Task prompt: Repeat the material exactly from its first line to the line that includes "import seaborn as sns". Skip pictures.

Data lines:
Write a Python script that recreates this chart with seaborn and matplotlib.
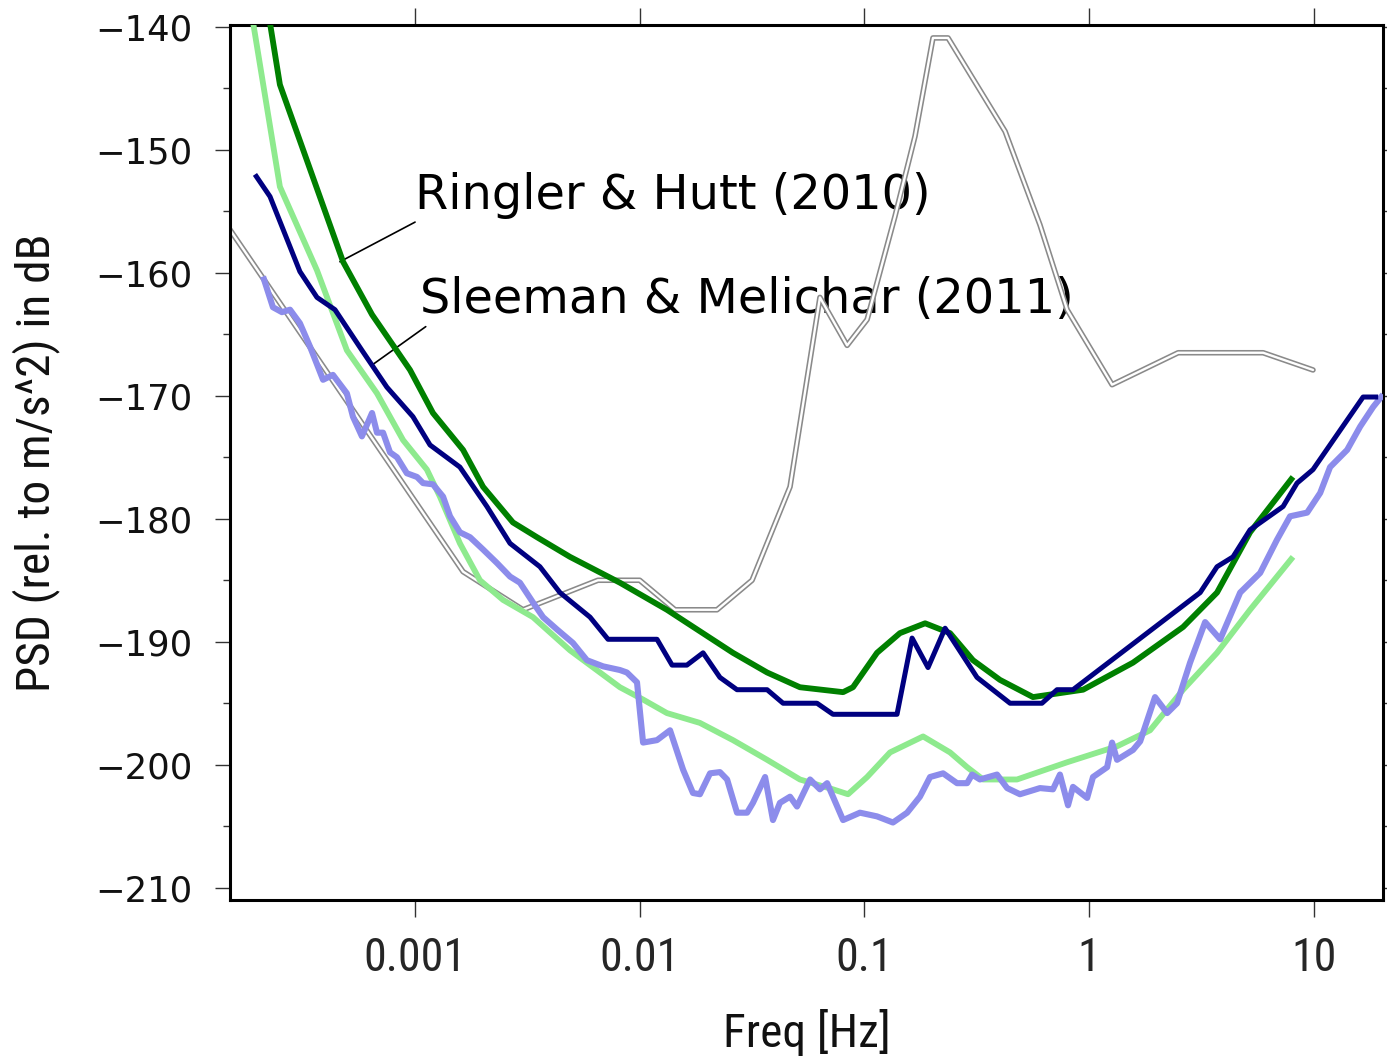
import numpy as np
import pandas as pd
import matplotlib
matplotlib.use("Agg")
import matplotlib.pyplot as plt
import matplotlib.patheffects as pe
from matplotlib import font_manager as fm
from matplotlib.ticker import FixedLocator, NullLocator, FixedFormatter
import seaborn as sns

# ---------------- data (log10 of frequency in Hz, PSD in dB) ----------------
nlnm_logf = [-3.823, -2.786, -2.519, -2.186, -2.0, -1.843, -1.656, -1.500, -1.331,
             -1.198, -1.077, -0.988, -0.864, -0.775, -0.695, -0.628, -0.374, -0.219,
             -0.098, 0.102, 0.396, 0.774, 0.996]
nlnm_db = [-156.5, -184.3, -187.4, -185.0, -185.0, -187.4, -187.4, -185.0, -177.4,
           -162.0, -165.9, -163.8, -155.4, -148.9, -140.9, -140.9, -148.5, -156.1,
           -163.0, -169.1, -166.5, -166.5, -167.9]

ringler_logf = [-3.660, -3.601, -3.320, -3.191, -3.022, -2.920, -2.786, -2.697, -2.564,
                -2.457, -2.310, -2.088, -1.879, -1.585, -1.433, -1.287, -1.095, -1.051,
                -0.944, -0.842, -0.730, -0.619, -0.517, -0.397, -0.250, -0.027, 0.195,
                0.418, 0.569, 0.716, 0.907]
ringler_db = [-138.0, -144.7, -159.1, -163.4, -167.9, -171.4, -174.4, -177.4, -180.3,
              -181.5, -183.1, -185.2, -187.4, -190.9, -192.5, -193.7, -194.1, -193.7,
              -190.9, -189.3, -188.5, -189.3, -191.5, -193.1, -194.5, -193.9, -191.7,
              -188.8, -186.0, -181.1, -176.6]

ringler_low_logf = [-3.735, -3.601, -3.436, -3.303, -3.169, -3.053, -2.947, -2.889, -2.800,
                    -2.711, -2.608, -2.475, -2.310, -2.088, -1.985, -1.879, -1.732, -1.585,
                    -1.433, -1.287, -1.140, -1.073, -0.988, -0.886, -0.739, -0.619, -0.543,
                    -0.472, -0.321, -0.098, 0.124, 0.271, 0.418, 0.569, 0.716, 0.907]
ringler_low_db = [-138.0, -153.0, -159.8, -166.3, -169.8, -173.6, -176.0, -178.2, -182.0,
                  -185.0, -186.6, -188.0, -190.7, -193.7, -194.7, -195.8, -196.6, -198.0,
                  -199.6, -201.2, -202.0, -202.4, -201.0, -199.0, -197.7, -199.0, -200.2,
                  -201.2, -201.2, -199.8, -198.5, -197.2, -193.9, -190.9, -187.4, -183.1]

sleeman_logf = [-3.712, -3.645, -3.512, -3.436, -3.356, -3.236, -3.125, -3.009, -2.933,
                -2.800, -2.680, -2.577, -2.444, -2.355, -2.221, -2.141, -1.923, -1.856,
                -1.790, -1.718, -1.643, -1.567, -1.433, -1.362, -1.211, -1.140, -0.855,
                -0.788, -0.717, -0.641, -0.499, -0.352, -0.210, -0.143, -0.072, 0.494,
                0.569, 0.640, 0.716, 0.863, 0.925, 0.996, 1.219, 1.286]
sleeman_db = [-152.0, -153.8, -159.9, -162.0, -163.0, -166.3, -169.3, -171.7, -174.0,
              -175.8, -179.0, -182.0, -183.9, -186.0, -188.0, -189.8, -189.8, -191.9,
              -191.9, -190.9, -192.9, -193.9, -193.9, -195.0, -195.0, -195.9, -195.9,
              -189.7, -192.1, -188.9, -192.9, -195.0, -195.0, -193.9, -193.9, -186.0,
              -183.9, -183.1, -180.9, -179.0, -177.1, -176.0, -170.1, -170.1]

sleeman_low_logf = [-3.676, -3.632, -3.592, -3.556, -3.512, -3.467, -3.409, -3.365, -3.303,
                    -3.276, -3.236, -3.191, -3.169, -3.142, -3.111, -3.080, -3.036, -2.991,
                    -2.964, -2.920, -2.875, -2.844, -2.800, -2.755, -2.697, -2.635, -2.577,
                    -2.533, -2.475, -2.430, -2.368, -2.297, -2.235, -2.163, -2.088, -2.057,
                    -2.012, -1.985, -1.923, -1.865, -1.807, -1.763, -1.732, -1.687, -1.643,
                    -1.611, -1.567, -1.522, -1.496, -1.442, -1.407, -1.376, -1.331, -1.300,
                    -1.242, -1.198, -1.166, -1.095, -1.020, -0.944, -0.873, -0.810, -0.753,
                    -0.708, -0.650, -0.588, -0.543, -0.521, -0.486, -0.410, -0.365, -0.308,
                    -0.219, -0.161, -0.130, -0.094, -0.072, -0.009, 0.017, 0.080, 0.102,
                    0.124, 0.195, 0.227, 0.293, 0.347, 0.391, 0.449, 0.516,
                    0.583, 0.672, 0.761, 0.836, 0.894, 0.970, 1.028, 1.072, 1.148, 1.206,
                    1.264, 1.308]
sleeman_low_db = [-160.3, -162.8, -163.2, -163.0, -164.1, -166.0, -168.7, -168.3, -169.8,
                  -171.7, -173.3, -171.4, -173.0, -173.0, -174.6, -175.0, -176.3, -176.6,
                  -177.1, -177.2, -178.2, -179.8, -181.1, -181.5, -182.5, -183.6, -184.7,
                  -185.2, -186.8, -188.0, -189.0, -190.1, -191.5, -192.0, -192.3, -192.5,
                  -193.3, -198.2, -198.0, -197.2, -200.4, -202.3, -202.4, -200.7, -200.6,
                  -201.2, -203.9, -203.9, -203.1, -201.0, -204.5, -203.1, -202.6, -203.4,
                  -201.2, -202.0, -201.5, -204.5, -203.9, -204.2, -204.7, -203.9, -202.6,
                  -201.0, -200.7, -201.5, -201.5, -200.8, -201.2, -200.8, -201.9, -202.4,
                  -201.9, -202.0, -200.8, -203.3, -201.8, -202.7, -201.0, -200.2, -198.2,
                  -199.6, -198.8, -198.1, -194.5, -195.8, -195.0, -191.7, -188.4,
                  -189.8, -186.0, -184.4, -181.7, -179.8, -179.5, -177.9, -175.8, -174.4,
                  -172.5, -170.9, -169.9]

xtick_values = [0.001, 0.01, 0.1, 1, 10]
xtick_labels = ["0.001", "0.01", "0.1", "1", "10"]
ytick_values = [-210, -200, -190, -180, -170, -160, -150, -140]
ytick_labels = ["\u2212210", "\u2212200", "\u2212190", "\u2212180",
                "\u2212170", "\u2212160", "\u2212150", "\u2212140"]
yminor_values = [-205, -195, -185, -175, -165, -155, -145]

label_ringler = "Ringler & Hutt (2010)"
label_sleeman = "Sleeman & Melichar (2011)"


def frame(logf, db):
    return pd.DataFrame({"freq": np.power(10.0, np.array(logf)), "psd": db})


# ---------------- style ----------------
sns.set_theme(style="white")
plt.rcParams["font.family"] = ["DejaVu Sans"]

names = {f.name for f in fm.fontManager.ttflist}
narrow_family = "DejaVu Sans"
narrow_stretch = "condensed"
for cand in ["Liberation Sans Narrow", "Roboto Condensed", "Open Sans Condensed"]:
    if cand in names:
        narrow_family = cand
        narrow_stretch = "normal"
        break

fig = plt.figure(figsize=(13.87, 10.56), dpi=100)
ax = fig.add_axes([230 / 1387, 1 - 900 / 1056, (1383 - 230) / 1387, (900 - 25) / 1056])

# NLNM (double grey line)
sns.lineplot(data=frame(nlnm_logf, nlnm_db), x="freq", y="psd", ax=ax, sort=False,
             estimator=None, color="white", linewidth=1.7, zorder=2,
             path_effects=[pe.Stroke(linewidth=4.0, foreground="#8a8a8a"), pe.Normal()])
sns.lineplot(data=frame(ringler_low_logf, ringler_low_db), x="freq", y="psd", ax=ax,
             sort=False, estimator=None, color="#8eea8e", linewidth=4.2, zorder=3,
             solid_capstyle="butt")
sns.lineplot(data=frame(ringler_logf, ringler_db), x="freq", y="psd", ax=ax,
             sort=False, estimator=None, color="#008000", linewidth=4.2, zorder=4,
             solid_capstyle="butt")
sns.lineplot(data=frame(sleeman_low_logf, sleeman_low_db), x="freq", y="psd", ax=ax,
             sort=False, estimator=None, color="#8c8ceb", linewidth=4.4, zorder=5,
             solid_capstyle="butt")
sns.lineplot(data=frame(sleeman_logf, sleeman_db), x="freq", y="psd", ax=ax,
             sort=False, estimator=None, color="#000080", linewidth=3.6, zorder=6,
             solid_capstyle="butt")

ax.set_xscale("log")
ax.set_xlim(1.503e-4, 20.3)
ax.set_ylim(-211.0, -139.85)

ax.xaxis.set_major_locator(FixedLocator(xtick_values))
ax.xaxis.set_minor_locator(NullLocator())
ax.xaxis.set_major_formatter(FixedFormatter(xtick_labels))
ax.yaxis.set_major_locator(FixedLocator(ytick_values))
ax.yaxis.set_minor_locator(FixedLocator(yminor_values))
ax.yaxis.set_major_formatter(FixedFormatter(ytick_labels))

ax.tick_params(axis="x", which="major", direction="out", length=12, width=1,
               color="#333333", top=True, bottom=True, labeltop=False, pad=14)
ax.tick_params(axis="y", which="major", direction="out", length=11, width=1,
               color="#333333", left=True, right=True, pad=16, labelsize=25.5)
ax.tick_params(axis="y", which="minor", direction="out", length=5, width=1,
               color="#333333", left=True, right=True)
for lab in ax.get_xticklabels():
    lab.set_family(narrow_family)
    lab.set_stretch(narrow_stretch)
    lab.set_fontsize(33)
for lab in ax.get_yticklabels():
    lab.set_color("#111111")

for sp in ax.spines.values():
    sp.set_visible(True)
    sp.set_color("black")
    sp.set_linewidth(2.2)

ax.set_xlabel("Freq [Hz]", fontsize=34, family=narrow_family, stretch=narrow_stretch,
              labelpad=21, color="#111111")
ax.set_ylabel("PSD (rel. to m/s^2) in dB", fontsize=34, family=narrow_family,
              stretch=narrow_stretch, labelpad=25, color="#111111")

ax.annotate(label_ringler, xy=(10 ** -3.334, -159.1), xytext=(10 ** -3.0, -153.7),
            fontsize=34.5, va="center", ha="left", color="black", zorder=1,
            arrowprops=dict(arrowstyle="-", color="black", lw=1.2, shrinkA=0, shrinkB=0,
                            relpos=(0.033, 0.12)))
ax.annotate(label_sleeman, xy=(10 ** -3.191, -167.5), xytext=(10 ** -2.978, -162.2),
            fontsize=34.5, va="center", ha="left", color="black", zorder=1,
            arrowprops=dict(arrowstyle="-", color="black", lw=1.2, shrinkA=0, shrinkB=0,
                            relpos=(0.026, 0.10)))

fig.savefig("out.png", dpi=100)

Response to this task:
Write a Python script that recreates this chart with seaborn and matplotlib.
import numpy as np
import pandas as pd
import matplotlib
matplotlib.use("Agg")
import matplotlib.pyplot as plt
import matplotlib.patheffects as pe
from matplotlib import font_manager as fm
from matplotlib.ticker import FixedLocator, NullLocator, FixedFormatter
import seaborn as sns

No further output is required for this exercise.